Thursday, May 17, 2012


Meditating Moms: A Silent Revolution


Jeanne Ball




More and more mothers are finding meditation to be an effective way to avoid burnout and exhaustion. Rather than taking time out for a coffee, many moms are squeezing in a few minutes of meditation while the baby is napping or before heading home from work.
Meditation is especially important for mothers because kids are sensitive to their mothers' stress. Studies showthat when a mother is overworked, anxious or depressed, her children have higher stress, too.
If you're a single mom, working mom, or a mother at home, meditation can be an indispensable tool to relieve stress, improve self-esteem and achieve inner happiness.

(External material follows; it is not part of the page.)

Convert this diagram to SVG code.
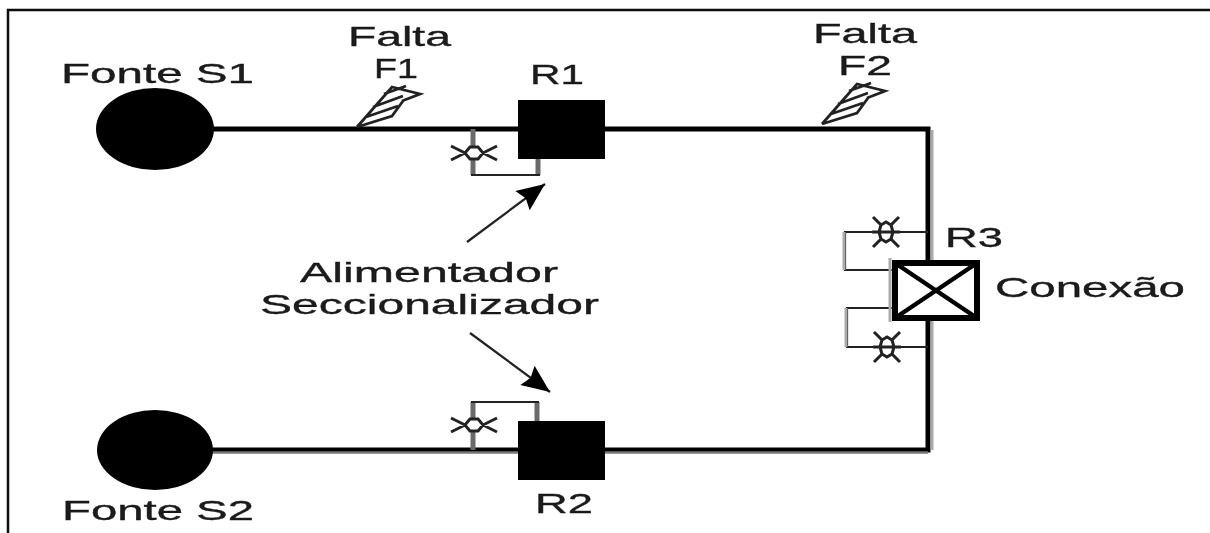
<svg xmlns="http://www.w3.org/2000/svg" width="1210" height="533" viewBox="0 0 1210 533">
<style>
text{font-family:"Liberation Sans",Arial,sans-serif;font-size:28px;fill:#1a1a1a;stroke:#1a1a1a;stroke-width:.35}
.main{fill:none;stroke:#000;stroke-width:5}
.loopv{fill:none;stroke:#6a6a6a;stroke-width:5}
.thin{fill:none;stroke:#222;stroke-width:2.2}
.sw{fill:none;stroke:#222;stroke-width:3}
.bolt{fill:none;stroke:#222;stroke-width:2.8}
</style>
<defs>
<filter id="soft" x="-2%" y="-2%" width="104%" height="104%"><feGaussianBlur stdDeviation="0.7"/></filter>
<marker id="arrow" markerUnits="userSpaceOnUse" markerWidth="34" markerHeight="30" refX="30" refY="15" orient="auto"><path d="M2 3L30 15L2 27L6 15Z" fill="#000"/></marker>
<g id="breakerH"><path d="M-9 0L-4-6H4L9 0L4 6H-4Z" fill="#fff" stroke="none"/><path class="sw" d="M-23-7L-9 0L-4-6H4L9 0L23-7M-23 7L-9 0L-4 6H4L9 0L23 7"/></g>
<g id="breakerV"><path class="sw" d="M-13-15L-5-7L-7 0L-5 7L-13 15M13-15L5-7L7 0L5 7L13 15M-5-7L0-10L5-7M-5 7L0 10L5 7M-14 0H14"/></g>
<g id="bolt"><path class="bolt" d="M357 127L392 87L420 94L402 101M357 127L392 116L403 101M366 117L398 106M373 107L403 96M384 94L406 86" /></g>
</defs>
<g filter="url(#soft)">
<g id="frame"><path d="M8 533V10H1210" fill="none" stroke="#111" stroke-width="2.5"/></g>
<g id="connectors">
<path class="main" d="M212 129H928V450H212"/>
<path d="M932 130V450" stroke="#aaa" stroke-width="3"/>
<path d="M212 452.500H928" stroke="#777" stroke-width="2.500"/>
<path class="loopv" d="M473 129V175M538 175V158M473 450V402M537 402V421"/>
<path class="thin" stroke-width="3" d="M471 175H540M471 402H539"/>
<path class="thin" d="M928 232H845V270H892"/>
<path class="thin" d="M928 347H847V308H892"/>
<path d="M844 232V270M846 308V347" stroke="#aaa" stroke-width="3" fill="none"/>
<path d="M890 258V322" stroke="#aaa" stroke-width="3"/>
<path d="M467 242L545 184" class="thin" marker-end="url(#arrow)"/>
<path d="M470 333L550 392" class="thin" marker-end="url(#arrow)"/>
</g>
<g id="fonte-s1"><ellipse cx="155" cy="129" rx="59" ry="41"/><text x="61" y="83" textLength="193" lengthAdjust="spacingAndGlyphs">Fonte S1</text></g>
<g id="fonte-s2"><ellipse cx="155" cy="450" rx="58" ry="40"/><text x="62" y="520" textLength="192" lengthAdjust="spacingAndGlyphs">Fonte S2</text></g>
<g id="r1"><rect x="518" y="100" width="87" height="59"/><text x="530" y="84" textLength="54" lengthAdjust="spacingAndGlyphs">R1</text></g>
<g id="r2"><rect x="518" y="421" width="87" height="59"/><text x="535" y="513" textLength="58" lengthAdjust="spacingAndGlyphs">R2</text></g>
<g id="r3"><rect x="895" y="263" width="82" height="55" fill="#fff" stroke="#000" stroke-width="6"/><path d="M895 263L977 318M977 263L895 318" stroke="#000" stroke-width="4.500"/><text x="945" y="247" textLength="58" lengthAdjust="spacingAndGlyphs">R3</text></g>
<g id="conexao"><text x="995" y="297" textLength="190" lengthAdjust="spacingAndGlyphs">Conexão</text></g>
<g id="breaker-r1"><use href="#breakerH" x="474" y="153"/></g>
<g id="breaker-r2"><use href="#breakerH" x="474" y="425"/></g>
<g id="breaker-r3a"><use href="#breakerV" x="886" y="232"/></g>
<g id="breaker-r3b"><use href="#breakerV" x="887" y="347"/></g>
<g id="falta-f1"><use href="#bolt"/><text x="348" y="46" textLength="103" lengthAdjust="spacingAndGlyphs">Falta</text><text x="374" y="78" textLength="44" lengthAdjust="spacingAndGlyphs">F1</text></g>
<g id="falta-f2"><use href="#bolt" x="465" y="-3"/><text x="813" y="43" textLength="104" lengthAdjust="spacingAndGlyphs">Falta</text><text x="838" y="75" textLength="54" lengthAdjust="spacingAndGlyphs">F2</text></g>
<g id="alimentador"><text x="300" y="282" textLength="258" lengthAdjust="spacingAndGlyphs">Alimentador</text><text x="260" y="314" textLength="339" lengthAdjust="spacingAndGlyphs">Seccionalizador</text></g>
</g>
</svg>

It makes time for itself because of the added efficiency and energy it gives to life.
Although it's easy to meditate on your own, increasing numbers of women are getting together to meditate -- and making it a social event.
Women's Meditation Meet-Up
It's a Saturday afternoon and women are gathering at the Transcendental Meditation Center here in Asheville, N.C., where I teach. Most are moms, some are grandmothers, and some who are not actual mothers (like myself) consider themselves mothers at heart.
A few children have tagged along with their moms, equipped with coloring books and crayons to occupy themselves while mom meditates.
The center is lively with conversation and laughter, until it's time for group meditation. Then the room falls silent -- it's a palpable silence that draws you in. You hardly hear a breath. Each woman is transcending, going beyond thought to contact her own deep universality. Frets and worries melt away. Awareness of body and surroundings seems to fall into the background.
As the meditation ends, no one wants to speak yet because the peaceful silence is so sublime. Their eyes sparkle and they have that familiar meditative glow.
Now, today's topic of discussion: "The power of transcendence for getting things done." These moms can relate.
"When I meditate, I drop everything, forget about everything," says a mother of two. "But after meditation, I can focus better on what I need to get done, and it gets done much easier."
"Meditation anchors me," says another mom. "It steadies me as I dash off to pick up my 5-year-old at school and drop off my-12-year old at football practice."
Scientists, Yogis or Moms?
The discussion goes deeper, into the nature of consciousness and how it relates to brain functioning and the unified field. Are these scientists, yogis or moms? In a sense, they are all three. These meditating moms report experiences that sound identical to those recorded by sages and saints of old, in such texts as the Upanishads or Yoga Sutras. They are directly experiencing that fundamental level of consciousness where everything is interconnected. They feel at home with concepts of quantum physics that express the order and symmetry underlying all of nature.
Getting enlightened is as natural and dharmic for them as changing diapers or helping their kids with homework.
Intuition, patience, wisdom, love -- all the divine qualities associated with motherhood often depend on how rested we are, how aligned we are with our own inner voice and deepest source of nourishment. With regular meditation, we directly experience our spiritual essence, and the happiness and energy that results not only replenishes our depleted reserves but creates vibrant consciousness and a naturally relaxed, more stress-resilient physiology.